You are right a slow process for what I see as a gain in control but as you say a lot of work.

David A. Goldfarb
23-Jun-2012, 11:42
Okay, I did a quick search, and there are apps like "Color Expert" that will give you standardized color values in RGB, CMYK, Pantone, and such, from an image (you have a magnifying glass cursor to pinpoint the pixel you want to read), and there is at least one converter called "Color 2 Color" that will convert RGB or CMYK to LAB values.

So the workflow with that combination of apps would be--make the exposure and transfer a small jpeg to the iPhone/Pad, open in Color Expert to get a value for whatever color interests you in the image, convert that value to LAB in Color 2 Color.

In the world of apps, many developers are small and open to suggestions, so if I were interested in such a thing, I'd probably write to the developer of "Color Expert" and ask if in a future update, they could offer CIE LAB values.

bob carnie
23-Jun-2012, 12:14
thanks David I will do just that.
I think that it would be a great feature to us using a digital camera and reading exposures, for print geeks like myself.
Do you think the fact of sending a small jpeg make any difference than sending the raw data that our studio guys get when tethered?

Okay, I did a quick search, and there are apps like "Color Expert" that will give you standardized color values in RGB, CMYK, Pantone, and such, from an image (you have a magnifying glass cursor to pinpoint the pixel you want to read), and there is at least one converter called "Color 2 Color" that will convert RGB or CMYK to LAB values.

So the workflow with that combination of apps would be--make the exposure and transfer a small jpeg to the iPhone/Pad, open in Color Expert to get a value for whatever color interests you in the image, convert that value to LAB in Color 2 Color.
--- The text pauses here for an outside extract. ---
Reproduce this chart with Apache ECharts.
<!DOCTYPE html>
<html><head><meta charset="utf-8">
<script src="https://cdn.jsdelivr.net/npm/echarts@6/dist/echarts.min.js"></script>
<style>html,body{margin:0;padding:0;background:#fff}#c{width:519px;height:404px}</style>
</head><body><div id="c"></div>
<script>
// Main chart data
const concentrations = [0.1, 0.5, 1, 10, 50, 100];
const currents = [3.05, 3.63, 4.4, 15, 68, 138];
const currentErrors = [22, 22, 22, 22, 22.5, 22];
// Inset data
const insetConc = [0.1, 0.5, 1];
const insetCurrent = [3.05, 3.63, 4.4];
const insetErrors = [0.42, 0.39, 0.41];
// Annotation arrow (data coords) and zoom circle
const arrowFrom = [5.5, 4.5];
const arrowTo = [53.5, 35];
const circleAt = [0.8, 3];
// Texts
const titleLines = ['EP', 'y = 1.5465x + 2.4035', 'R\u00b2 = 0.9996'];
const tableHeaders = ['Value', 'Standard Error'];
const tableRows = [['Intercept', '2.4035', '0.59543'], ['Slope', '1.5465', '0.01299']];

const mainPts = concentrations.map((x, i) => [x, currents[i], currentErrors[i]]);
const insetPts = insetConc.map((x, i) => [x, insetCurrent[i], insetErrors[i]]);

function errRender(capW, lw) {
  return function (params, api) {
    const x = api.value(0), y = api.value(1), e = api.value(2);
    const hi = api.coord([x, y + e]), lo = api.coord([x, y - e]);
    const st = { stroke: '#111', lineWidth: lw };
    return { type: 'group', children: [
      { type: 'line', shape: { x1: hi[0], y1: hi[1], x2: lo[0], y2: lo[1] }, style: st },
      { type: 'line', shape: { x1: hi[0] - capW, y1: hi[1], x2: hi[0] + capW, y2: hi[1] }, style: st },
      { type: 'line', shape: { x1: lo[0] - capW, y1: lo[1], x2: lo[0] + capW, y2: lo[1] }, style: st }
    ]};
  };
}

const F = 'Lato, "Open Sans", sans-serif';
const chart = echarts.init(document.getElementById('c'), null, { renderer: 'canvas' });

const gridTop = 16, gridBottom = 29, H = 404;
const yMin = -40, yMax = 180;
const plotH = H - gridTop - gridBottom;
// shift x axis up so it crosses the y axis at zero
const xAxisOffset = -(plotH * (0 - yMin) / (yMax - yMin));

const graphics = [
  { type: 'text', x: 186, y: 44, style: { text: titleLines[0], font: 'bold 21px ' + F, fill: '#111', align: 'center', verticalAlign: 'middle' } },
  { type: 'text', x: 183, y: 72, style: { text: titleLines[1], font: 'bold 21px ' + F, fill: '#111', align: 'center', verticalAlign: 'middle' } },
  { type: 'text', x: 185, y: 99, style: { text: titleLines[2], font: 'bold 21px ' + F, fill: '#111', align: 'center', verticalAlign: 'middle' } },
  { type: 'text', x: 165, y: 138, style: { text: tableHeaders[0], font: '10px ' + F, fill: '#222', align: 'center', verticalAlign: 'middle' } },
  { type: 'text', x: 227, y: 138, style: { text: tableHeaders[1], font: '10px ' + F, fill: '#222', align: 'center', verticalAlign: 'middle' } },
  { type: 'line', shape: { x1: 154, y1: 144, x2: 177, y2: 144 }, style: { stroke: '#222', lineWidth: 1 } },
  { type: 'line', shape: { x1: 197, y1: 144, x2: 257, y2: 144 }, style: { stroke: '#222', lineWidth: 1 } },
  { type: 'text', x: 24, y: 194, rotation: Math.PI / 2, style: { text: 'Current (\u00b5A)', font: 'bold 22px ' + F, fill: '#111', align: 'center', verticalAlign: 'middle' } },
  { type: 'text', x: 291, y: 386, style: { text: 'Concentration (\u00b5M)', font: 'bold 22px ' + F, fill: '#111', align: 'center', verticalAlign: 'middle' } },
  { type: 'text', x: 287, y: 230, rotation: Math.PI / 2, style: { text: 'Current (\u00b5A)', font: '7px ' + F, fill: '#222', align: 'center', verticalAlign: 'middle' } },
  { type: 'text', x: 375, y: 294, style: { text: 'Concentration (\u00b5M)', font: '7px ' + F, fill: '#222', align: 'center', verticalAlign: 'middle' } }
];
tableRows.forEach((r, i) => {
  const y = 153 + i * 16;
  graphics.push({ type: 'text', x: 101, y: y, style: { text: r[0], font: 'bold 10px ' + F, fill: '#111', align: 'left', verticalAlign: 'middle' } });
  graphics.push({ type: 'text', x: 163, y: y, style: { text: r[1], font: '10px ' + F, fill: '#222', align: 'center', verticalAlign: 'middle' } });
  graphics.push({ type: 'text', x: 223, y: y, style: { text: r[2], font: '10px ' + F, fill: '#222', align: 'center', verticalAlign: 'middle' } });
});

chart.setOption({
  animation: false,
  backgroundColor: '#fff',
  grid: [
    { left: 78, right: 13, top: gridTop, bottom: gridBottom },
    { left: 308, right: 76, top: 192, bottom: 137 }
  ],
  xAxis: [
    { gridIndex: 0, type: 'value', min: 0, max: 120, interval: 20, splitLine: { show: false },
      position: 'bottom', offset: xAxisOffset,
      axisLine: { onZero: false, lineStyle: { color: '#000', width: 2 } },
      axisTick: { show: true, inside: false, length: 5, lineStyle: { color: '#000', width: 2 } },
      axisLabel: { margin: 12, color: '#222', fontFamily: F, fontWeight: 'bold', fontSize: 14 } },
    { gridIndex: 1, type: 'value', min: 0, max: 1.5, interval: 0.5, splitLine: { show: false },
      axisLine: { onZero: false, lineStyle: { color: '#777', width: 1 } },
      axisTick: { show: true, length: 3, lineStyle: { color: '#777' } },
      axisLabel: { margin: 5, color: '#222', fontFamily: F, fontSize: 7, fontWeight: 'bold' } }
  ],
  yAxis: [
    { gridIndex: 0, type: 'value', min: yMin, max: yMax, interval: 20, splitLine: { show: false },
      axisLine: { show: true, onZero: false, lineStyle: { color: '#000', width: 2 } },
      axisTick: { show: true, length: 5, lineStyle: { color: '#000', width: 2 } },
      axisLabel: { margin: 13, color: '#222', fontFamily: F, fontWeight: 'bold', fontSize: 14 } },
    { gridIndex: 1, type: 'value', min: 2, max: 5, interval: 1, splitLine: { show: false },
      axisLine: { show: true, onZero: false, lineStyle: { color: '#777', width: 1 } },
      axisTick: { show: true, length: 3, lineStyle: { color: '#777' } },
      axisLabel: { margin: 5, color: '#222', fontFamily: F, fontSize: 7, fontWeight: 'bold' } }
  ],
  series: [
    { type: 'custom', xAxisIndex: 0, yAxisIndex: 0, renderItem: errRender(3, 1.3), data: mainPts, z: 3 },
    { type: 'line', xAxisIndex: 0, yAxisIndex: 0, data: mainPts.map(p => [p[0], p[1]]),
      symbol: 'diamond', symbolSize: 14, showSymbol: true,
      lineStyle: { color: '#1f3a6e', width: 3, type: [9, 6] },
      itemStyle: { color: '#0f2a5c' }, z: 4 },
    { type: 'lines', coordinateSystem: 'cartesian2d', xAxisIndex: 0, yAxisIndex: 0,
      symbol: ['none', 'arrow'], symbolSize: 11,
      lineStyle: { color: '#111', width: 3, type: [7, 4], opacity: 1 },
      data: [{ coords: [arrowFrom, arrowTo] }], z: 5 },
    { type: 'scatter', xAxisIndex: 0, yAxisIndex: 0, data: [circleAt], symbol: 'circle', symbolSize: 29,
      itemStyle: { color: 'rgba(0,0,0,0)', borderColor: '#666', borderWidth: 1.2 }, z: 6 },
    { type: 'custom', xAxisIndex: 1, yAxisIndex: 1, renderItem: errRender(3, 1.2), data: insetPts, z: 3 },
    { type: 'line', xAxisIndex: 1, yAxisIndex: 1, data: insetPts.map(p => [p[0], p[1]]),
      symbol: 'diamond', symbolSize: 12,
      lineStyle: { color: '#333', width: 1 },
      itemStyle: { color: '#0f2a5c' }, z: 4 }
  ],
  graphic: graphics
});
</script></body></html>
In the world of apps, many developers are small and open to suggestions, so if I were interested in such a thing, I'd probably write to the developer of "Color Expert" and ask if in a future update, they could offer CIE LAB values.

David A. Goldfarb
23-Jun-2012, 12:32
Well, presuming the small file is in the same color space as the large file (Canon's options are Adobe RGB and sRGB) the questions would be whether the app could handle the RAW file, and whether you could deal with the transfer time of a larger file in the field. In the studio at least the light is stable, and you're not waiting for clouds, wind, people walking through the shot, etc., plus tethered by wire is faster than wireless.